Larry Kuzniewski
A few weeks ago, I stopped my colleague Kevin Lipe in a hallway of our office building. And I asked him to — without pausing — name the Memphis Grizzlies’ current eight-man rotation. He grinned (slightly), looked to the floor in concentration, and proceeded to recite the following: “Ray McCallum, Tony Allen, Matt Barnes, JaMychal Green, Ryan Hollins, Lance Stephenson, Xavier Munford, Jarell Martin.” You’d think Kevin has a blog on the subject, maybe a podcast.
Injuries are never an excuse in professional sports. Until they are. Despite suiting up a team that required a program, literally, to identify over the final two months of the 2015-16 season, the Grizzlies extended the franchise’s streak of playoff appearances to six. Furthermore, Memphis is one of only three NBA teams to enjoy winning seasons the last six years. (The others — San Antonio and Oklahoma City — have a combined half-dozen future Hall of Famers.)
The team’s All-NBA center, Marc Gasol, played his last game on February 10th. Mike Conley — among the NBA’s top ten point guards — played his final game on March 6th. Even the man tasked with supplementing the overworked Conley’s role — Mario Chalmers — went down with a season-ending malady (March 9th). After Conley’s injury, the Grizzlies (counting the playoffs) won five games and lost 19. Twelve of the losses were by margins greater than 10 points. These were not the grit-and-grind Griz an entire region has embraced as a cross-culture bond. These weren’t even the lovable losers we accepted as our own way back in 2001. (Where was Jason Williams? Where was Nick Anderson, for crying out loud?) Ask an artist to paint a landscape without the colors green or blue. Ask a novelist to complete her book without the letters “a” or “t.” These were our Grizzlies, 2016 postseason edition.
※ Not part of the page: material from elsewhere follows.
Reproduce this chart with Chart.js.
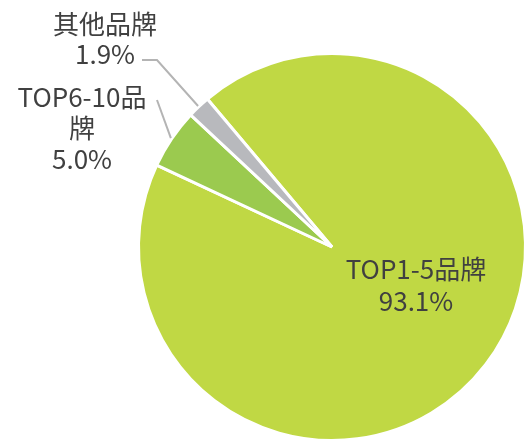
<!DOCTYPE html>
<html>
<head>
<meta charset="utf-8">
<script src="https://cdn.jsdelivr.net/npm/chart.js@4"></script>
<style>
	html, body { margin: 0; padding: 0; background: #fff; overflow: hidden; }
	#wrap { position: relative; width: 540px; height: 460px; }
</style>
</head>
<body>
<div id="wrap"><canvas id="chart" width="540" height="460"></canvas></div>
<script>
// Brand share data
const categories = ['TOP1-5品牌', 'TOP6-10品牌', '其他品牌'];
const shares = [93.1, 5.0, 1.9];
const sliceColors = ['#c0d844', '#9bca4f', '#b8b9bd'];
// label text as it wraps on the picture
const labelLines = [['TOP1-5品牌', '93.1%'], ['TOP6-10品', '牌', '5.0%'], ['其他品牌', '1.9%']];

const FONT = '26px "Noto Sans CJK SC", "Open Sans", sans-serif';

// draws the labels and leader lines
const labelPlugin = {
	id: 'pieLabels',
	afterDraw(chart) {
		const ctx = chart.ctx;
		const arcs = chart.getDatasetMeta(0).data;
		ctx.save();
		ctx.font = FONT;
		ctx.fillStyle = '#404040';
		ctx.textAlign = 'center';
		ctx.textBaseline = 'alphabetic';
		ctx.strokeStyle = '#b4b4b4';
		ctx.lineWidth = 2;

		arcs.forEach((arc, i) => {
			const { x, y, startAngle, endAngle, outerRadius } = arc.getProps(['x', 'y', 'startAngle', 'endAngle', 'outerRadius'], true);
			const mid = (startAngle + endAngle) / 2;
			const lines = labelLines[i];
			if (i === 0) {
				// inside the big slice
				const tx = x + 84, ty = y + 32;
				lines.forEach((t, k) => ctx.fillText(t, tx, ty + k * 32));
				return;
			}
			const ex = x + Math.cos(mid) * (outerRadius + 1);
			const ey = y + Math.sin(mid) * (outerRadius + 1);
			ctx.beginPath();
			ctx.moveTo(ex, ey);
			if (i === 1) {
				ctx.lineTo(157, 100);
				ctx.stroke();
				lines.forEach((t, k) => ctx.fillText(t, 82, 107 + k * 31));
			} else {
				ctx.lineTo(157, 60);
				ctx.lineTo(142, 60);
				ctx.stroke();
				lines.forEach((t, k) => ctx.fillText(t, 105, 34 + k * 30));
			}
		});
		ctx.restore();
	}
};

new Chart(document.getElementById('chart'), {
	type: 'pie',
	data: {
		labels: categories,
		datasets: [{
			data: shares,
			backgroundColor: sliceColors,
			borderColor: '#ffffff',
			borderWidth: 3
		}]
	},
	options: {
		responsive: false,
		animation: false,
		rotation: -40.1,
		layout: { padding: { left: 137, top: 52, right: 13, bottom: 18 } },
		plugins: {
			legend: { display: false },
			tooltip: { enabled: false }
		}
	},
	plugins: [labelPlugin]
});
</script>
</body>
</html>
Injuries can change the fate of a franchises (and an entire league). Hall of Fame-bound David Robinson hurt his knee early in the 1996-97 season and his San Antonio Spurs face-planted to a record of 20-62, bad enough to earn them the draft-lottery ball that turned into Tim Duncan. (A franchise then known as the Vancouver Grizzlies lost six more games than the Spurs and landed the immortal Antonio Daniels with the fourth pick.) The Spurs have won five championships and at least 50 games every full season since. Perhaps the Grizzlies’ true misfortune this past season was not losing Gasol (and/or Conley) early enough. There will be no lottery savior for the Grizzlies, not that a Tim Duncan exists in this year’s draft pool.
This offseason will be the most agonizing in years for Griz Nation. Conley’s tender Achilles heel will surely lower his price tag on the free-agent market. With his longtime partner in crime, Gasol, facing a steep climb back just to wear a Grizzlies uniform — let alone contend for All-NBA honors — is Memphis the best place for Conley’s professional future? Zach Randolph and Tony Allen — the other members of “Mount Grizzmore” — are another year older. Are we closer to Matt Barnes being the face of this franchise? Will Kevin Durant even glance at FedExForum as he considers his future workplace? Too many questions — and too heavy — to answer this soon after the lights were turned off (for good) Sunday.
At the end of every season, the Grizzlies hang an official team picture in a hallway leading to the practice court at FedExForum. The picture features coaches, the training staff, and typically 12 to 15 players in uniform. How (and when) could that picture be taken for the 2015-16 season? It would feature roughly half the contributors to this distinct (if painful) campaign. The Grizzlies’ 12th most-active player — Ryan Hollins — played all of 32 games (412 minutes). But he belongs in the picture, right? However the photo is framed, apply a bandage to one corner. For posterity.